9.11.2008

...

Seven, sevileni Tanrısallaştırmıştır. Sevenin ondan başka hiçbir varlığım yokken deyişi bu nedenledir. Sevileni var etmek dolaysız bir ilişkinin ve bilinç sayesinde bilinçten arınmış sevginin ürünüdür. Sevilen bu haliyle katıksız sevendir. Sevilenin başka sevenlerinin olmasını anlamanın olanağı bu nedenle yoktur çünkü seven ‘ben’, sevilen ‘ben’de kendinden başka kimseyi görmez aslında. Dolayısıyla, bilinç bu anlamıyla ortadan kalkmış, sevilen ‘ben’ seven’in özneliği olmuştur. Sevilenin sevenin varlığında ‘var olması’ yani seveninde sevileninde aynı öz(ne)de olması bu nedenledir.

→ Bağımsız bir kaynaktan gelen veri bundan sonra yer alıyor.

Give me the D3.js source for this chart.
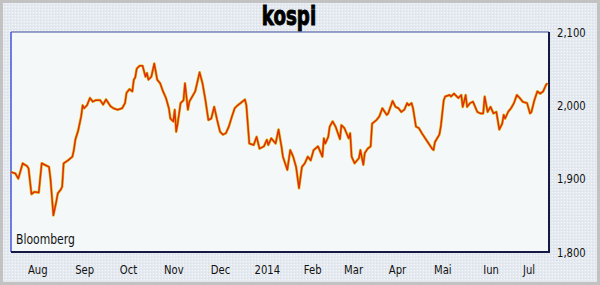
<!DOCTYPE html>
<html>
<head>
<meta charset="utf-8">
<script src="https://cdn.jsdelivr.net/npm/d3@7"></script>
<style>
  body { margin: 0; background: #fff; }
</style>
</head>
<body>
<div id="chart"></div>
<script>
"use strict";

// KOSPI closes (about every 2-3 px of the line)
var dates = [
  "2013-07-23","2013-07-26","2013-07-28","2013-07-31",
  "2013-08-03","2013-08-04","2013-08-06","2013-08-08","2013-08-11","2013-08-13","2013-08-15","2013-08-18",
  "2013-08-19","2013-08-21","2013-08-23","2013-08-24","2013-08-26","2013-08-27","2013-08-28","2013-08-31",
  "2013-09-03","2013-09-04","2013-09-05","2013-09-07","2013-09-09","2013-09-10","2013-09-11","2013-09-13",
  "2013-09-15","2013-09-17","2013-09-19","2013-09-22","2013-09-24","2013-09-26","2013-09-29",
  "2013-10-01","2013-10-04","2013-10-07","2013-10-09","2013-10-10","2013-10-12","2013-10-14","2013-10-15",
  "2013-10-16","2013-10-17","2013-10-19","2013-10-21","2013-10-23","2013-10-24","2013-10-25","2013-10-27",
  "2013-10-29","2013-10-31",
  "2013-11-02","2013-11-04","2013-11-06","2013-11-08","2013-11-09","2013-11-11","2013-11-12","2013-11-13",
  "2013-11-14","2013-11-16","2013-11-18","2013-11-19","2013-11-21","2013-11-22","2013-11-26","2013-11-29",
  "2013-12-01","2013-12-03","2013-12-05","2013-12-07","2013-12-09","2013-12-11","2013-12-13","2013-12-15",
  "2013-12-17","2013-12-19","2013-12-21","2013-12-23","2013-12-25","2013-12-27","2013-12-30","2013-12-31",
  "2014-01-02","2014-01-05","2014-01-07","2014-01-09","2014-01-12","2014-01-14","2014-01-15","2014-01-17",
  "2014-01-20","2014-01-22","2014-01-24","2014-01-25","2014-01-28","2014-01-30",
  "2014-02-01","2014-02-03","2014-02-05","2014-02-07","2014-02-09","2014-02-11","2014-02-13","2014-02-15",
  "2014-02-18","2014-02-21","2014-02-22","2014-02-23","2014-02-25","2014-02-26","2014-02-28",
  "2014-03-02","2014-03-05","2014-03-06","2014-03-08","2014-03-11","2014-03-12","2014-03-13","2014-03-15",
  "2014-03-18","2014-03-19","2014-03-21","2014-03-22","2014-03-24","2014-03-26","2014-03-27","2014-03-30",
  "2014-04-01","2014-04-03","2014-04-06","2014-04-07","2014-04-09","2014-04-10","2014-04-12","2014-04-14",
  "2014-04-16","2014-04-18","2014-04-20","2014-04-21","2014-04-23","2014-04-24","2014-04-26","2014-04-28",
  "2014-04-30",
  "2014-05-02","2014-05-04","2014-05-07","2014-05-08","2014-05-09","2014-05-12","2014-05-13","2014-05-15",
  "2014-05-16","2014-05-19","2014-05-20","2014-05-22","2014-05-25","2014-05-27","2014-05-28","2014-05-30",
  "2014-05-31",
  "2014-06-02","2014-06-04","2014-06-07","2014-06-09","2014-06-11","2014-06-12","2014-06-14","2014-06-16",
  "2014-06-18","2014-06-20","2014-06-22","2014-06-24","2014-06-25","2014-06-26","2014-06-28","2014-06-30",
  "2014-07-02","2014-07-04","2014-07-06","2014-07-08","2014-07-11","2014-07-13","2014-07-14","2014-07-16",
  "2014-07-18","2014-07-20","2014-07-22","2014-07-24","2014-07-25"
];

var closes = [
  1909,1907,1900,1921,
  1917,1914,1879,1882,1881,1921,1919,1916,1900,1850,1869,1880,1885,1889,1921,1925,
  1930,1939,1953,1966,1985,2000,1996,2000,2010,2005,2007,2007,2001,2008,1999,
  1996,1994,1996,2003,2017,2022,2019,2035,2038,2050,2054,2054,2039,2044,2035,2039,2057,2035,
  2030,2019,2010,1996,1982,1978,1994,1964,1975,2003,2007,2030,1994,2005,2019,2045,
  2030,2007,1980,1982,1998,1980,1964,1960,1962,1971,1984,1996,2000,2003,2008,2000,
  1948,1946,1957,1941,1944,1953,1946,1955,1948,1967,1944,1930,1912,1939,
  1930,1916,1887,1916,1921,1930,1925,1939,1944,1930,1955,1948,1957,1971,1978,
  1971,1954,1973,1969,1955,1962,1930,1921,1928,1939,1919,1935,1941,1944,1975,1980,
  1985,1996,1987,1989,2000,2006,1998,1996,1991,1994,2003,2000,2003,1996,1971,1969,1962,
  1956,1950,1941,1939,1950,1960,1971,2007,2012,2014,2012,2016,2010,2014,1998,2014,1998,
  2003,2005,1991,1989,1989,2012,1991,1998,1989,1991,1967,1975,1987,1982,1991,1996,
  2003,2014,2010,2005,2003,1989,1991,2007,2019,2016,2019,2028,2030
];

// axis labels
var tickDates = ["2013-08-10","2013-09-11","2013-10-11","2013-11-11","2013-12-13","2014-01-14",
                 "2014-02-14","2014-03-14","2014-04-13","2014-05-14","2014-06-16","2014-07-12"];
var monthLabels = ["Aug","Sep","Oct","Nov","Dec","2014","Feb","Mar","Apr","Mai","Iun","Jul"];
var yTicks = [1800, 1900, 2000, 2100];
var dateRange = ["2013-07-23", "2014-07-26"];

var parse = d3.timeParse("%Y-%m-%d");
var series = dates.map(function(d, i) { return {date: parse(d), close: closes[i]}; });

var font = '"Liberation Sans Narrow", "DejaVu Sans Condensed", "Arial Narrow", sans-serif';
var squeeze = 0.86;   // narrow the condensed font a bit more, like the original

var W = 600, H = 285;
var margin = {top: 32, right: 51, bottom: 33, left: 11},
    width = W - margin.left - margin.right,
    height = H - margin.top - margin.bottom;

var svg = d3.select("#chart")
  .append("svg")
    .attr("width", W)
    .attr("height", H);

// dotted backdrop
var pat = svg.append("defs").append("pattern")
    .attr("id", "dots")
    .attr("width", 3).attr("height", 3)
    .attr("patternUnits", "userSpaceOnUse");
pat.append("rect").attr("width", 3).attr("height", 3).attr("fill", "#e5eaf0");
pat.append("rect").attr("width", 1).attr("height", 1).attr("fill", "#f5f7fa");
pat.append("rect").attr("x", 1).attr("y", 2).attr("width", 1).attr("height", 1).attr("fill", "#d9dfe7");

svg.append("rect")
    .attr("x", 1.5).attr("y", 1.5)
    .attr("width", W - 3).attr("height", H - 3)
    .attr("fill", "url(#dots)")
    .attr("stroke", "#c2c2c2")
    .attr("stroke-width", 3);

// title, squeezed horizontally
svg.append("text")
    .attr("transform", "translate(289,25) scale(0.78,1)")
    .attr("text-anchor", "middle")
    .style("font-family", font)
    .style("font-size", "26px")
    .style("font-weight", "bold")
    .attr("fill", "#000")
    .attr("stroke", "#000")
    .attr("stroke-width", 0.9)
    .text("kospi");

var g = svg.append("g")
    .attr("transform", "translate(" + margin.left + "," + margin.top + ")");

var x = d3.scaleTime()
    .domain(dateRange.map(parse))
    .range([0, width]);

var y = d3.scaleLinear()
    .domain([1800, 2100])
    .range([height, 0]);

// plot panel
g.append("rect")
    .attr("width", width).attr("height", height)
    .attr("fill", "#f4f8f9");
g.append("line").attr("x1", 0).attr("x2", width).attr("y1", 0).attr("y2", 0)
    .attr("stroke", "#3d4a96").attr("stroke-width", 1.2);
g.append("line").attr("x1", 0).attr("x2", 0).attr("y1", 0).attr("y2", height)
    .attr("stroke", "#4357d8").attr("stroke-width", 1.5);
g.append("line").attr("x1", width).attr("x2", width).attr("y1", 0).attr("y2", height + 1)
    .attr("stroke", "#151a45").attr("stroke-width", 2);
g.append("line").attr("x1", 0).attr("x2", width + 1).attr("y1", height).attr("y2", height)
    .attr("stroke", "#151a45").attr("stroke-width", 2);

// the index line: yellow under-stroke, red-orange on top
var line = d3.line()
    .x(function(d) { return x(d.date); })
    .y(function(d) { return y(d.close); });

g.append("path")
    .datum(series)
    .attr("fill", "none")
    .attr("stroke", "#d8c410")
    .attr("stroke-width", 2.7)
    .attr("stroke-linejoin", "round")
    .attr("d", line);

g.append("path")
    .datum(series)
    .attr("fill", "none")
    .attr("stroke", "#e42c14")
    .attr("stroke-width", 1.5)
    .attr("stroke-linejoin", "round")
    .attr("d", line);

g.append("text")
    .attr("transform", "translate(5," + (height - 8) + ") scale(" + squeeze + ",1)")
    .style("font-family", font)
    .style("font-size", "14px")
    .attr("fill", "#111")
    .text("Bloomberg");

// Y axis on the right
var yAxis = g.append("g")
    .attr("transform", "translate(" + width + ",0)")
    .call(d3.axisRight(y)
      .tickValues(yTicks)
      .tickFormat(d3.format(","))
      .tickSize(0)
      .tickPadding(8 / squeeze));

// X axis
var xAxis = g.append("g")
    .attr("transform", "translate(0," + height + ")")
    .call(d3.axisBottom(x)
      .tickValues(tickDates.map(parse))
      .tickFormat(function(d, i) { return monthLabels[i]; })
      .tickSize(0)
      .tickPadding(13));

[yAxis, xAxis].forEach(function(a) {
  a.select(".domain").remove();
  a.selectAll("text")
    .attr("transform", "scale(" + squeeze + ",1)")
    .style("font-family", font)
    .style("font-size", "13px")
    .attr("fill", "#111");
});
</script>
</body>
</html>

Sevilenin başka birileri tarafından sevilmeye başlaması, sevilenin seven özneye denk var oluşundan çıkıp nesneleşmiş (şeyleşmiş) olması demektir. Bu da sevmeyi bilinçe indirgemektir. Bilincin karşısında olan her ‘şey’ gibi sevilende nesneleşmiştir; ancak sevilenin ‘şey’ olma durumu, sevileni seven ‘diğer’lerinin varlığından ileri gelmektedir. Bu ‘şey’leştirme durumu, bilincin seven ve sevilene dışsal ‘şey’lere farkındalığıyla çakışıktır. Sevme durumundayken dışsal farkındalıklara kapalı olan sevenin bu çakışmayı farketmesiyle, diğer sevme durumlarını olanaksız bulmasıda doğal olarak olanaktır, olanaklıdır. Sevilenin temsili dışarda değil sevendedir, aslında sevende zaten solipsisttir. Sevilen sevendir; seven için, sevileni seven diğerlerinin varlıklarının mümkün olmayışı işte bu nedenledir. Aslında Tanrı'nın ve Tanrısallaşmış sevilenin varlığı gibi, sevileni seven diğer sevenlerin olamayacak oluşuda solipsist sevenin Descartes'çı işgüzarlığındandır.